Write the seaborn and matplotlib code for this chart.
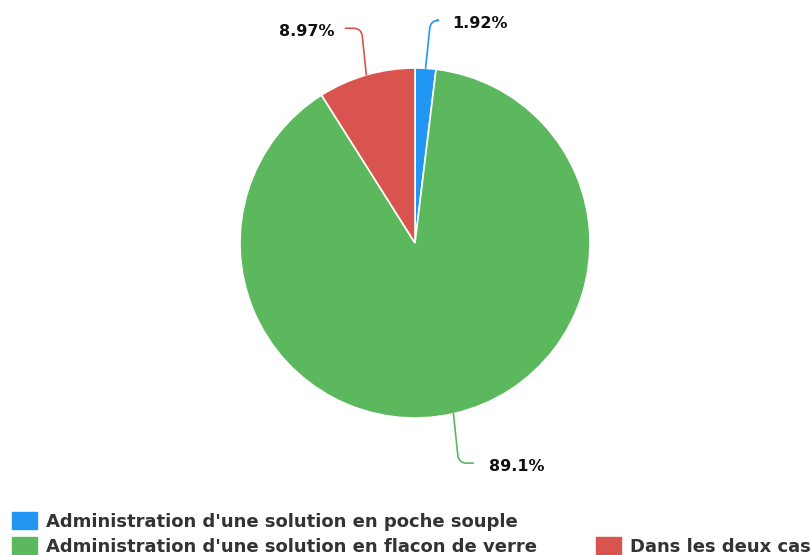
import numpy as np
import matplotlib
matplotlib.use("Agg")
import matplotlib.pyplot as plt
import seaborn as sns
from matplotlib.patches import Patch

categories = ["Administration d'une solution en poche souple",
              "Administration d'une solution en flacon de verre",
              "Dans les deux cas"]
shares = [1.92, 89.1, 8.97]
labels = ["1.92%", "89.1%", "8.97%"]
colors = ["#2196f3", "#5cb85c", "#d9534f"]
# label positions (data units, pie radius = 1)
label_pos = [(0.37, 1.255), (0.58, -1.275), (-0.62, 1.21)]

sns.set_style("white")
plt.rcParams['font.family'] = ['DejaVu Sans']

fig = plt.figure(figsize=(8.12, 5.55), dpi=100)
ax = fig.add_axes([240 / 812, 137 / 555, 350 / 812, 350 / 555])

wedges, _ = ax.pie(shares, colors=colors, startangle=90, counterclock=False,
                   wedgeprops=dict(edgecolor="white", linewidth=1.2))
ax.set_xlim(-1, 1)
ax.set_ylim(-1, 1)
ax.set_aspect("equal")
ax.axis("off")

for w, lab, (tx, ty), c in zip(wedges, labels, label_pos, colors):
    mid = np.deg2rad((w.theta1 + w.theta2) / 2)
    px, py = np.cos(mid), np.sin(mid)
    right = tx > 0
    angb = 84 if py > 0 else 96
    if not right:
        angb = 180 - angb
    ax.annotate(lab, xy=(px, py), xytext=(tx, ty),
                ha="center", va="center", fontsize=11.5, fontweight="bold",
                color="#111111", annotation_clip=False,
                arrowprops=dict(arrowstyle="-", color=c, lw=1.2,
                                shrinkA=0, shrinkB=0,
                                relpos=(-0.28, 0.7) if right else (1.2, 0.7),
                                connectionstyle="angle,angleA=0,angleB=%d,rad=8" % angb))

handles = [Patch(color=colors[0], label=categories[0]),
           Patch(color=colors[1], label=categories[1]),
           Patch(color="none", label=""),
           Patch(color=colors[2], label=categories[2])]
fig.legend(handles=handles, ncol=2, loc="upper left", bbox_to_anchor=(12 / 812, 43 / 555),
           frameon=False, prop=dict(size=13.0, weight="bold"), handlelength=1.4,
           handleheight=1.05, handletextpad=0.5, labelspacing=0.37, columnspacing=3.25,
           borderpad=0, borderaxespad=0, labelcolor="#333333")

fig.savefig("out.png", dpi=100)
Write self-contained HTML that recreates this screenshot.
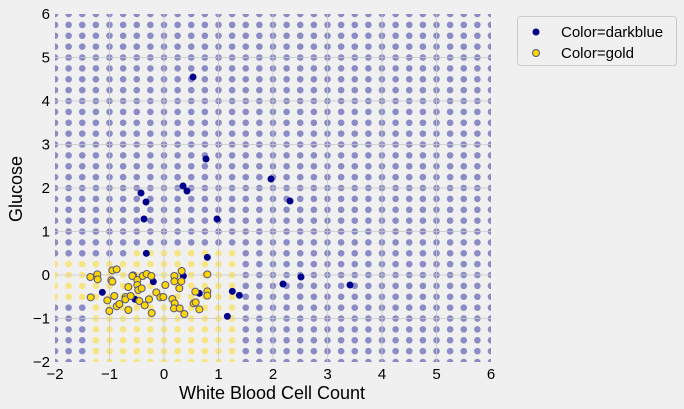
=-=-=
=== PROBLEM TO WORK ON ===
Repeat, exactly and in full, each line from the start of the data to the line that contains "from matplotlib.patches import Patch". Pictures do not go in.

=== THE SOLUTION ===
Write the seaborn and matplotlib code for this chart.
import numpy as np
import matplotlib
matplotlib.use("Agg")
import matplotlib.pyplot as plt
import seaborn as sns
from matplotlib.patches import Patch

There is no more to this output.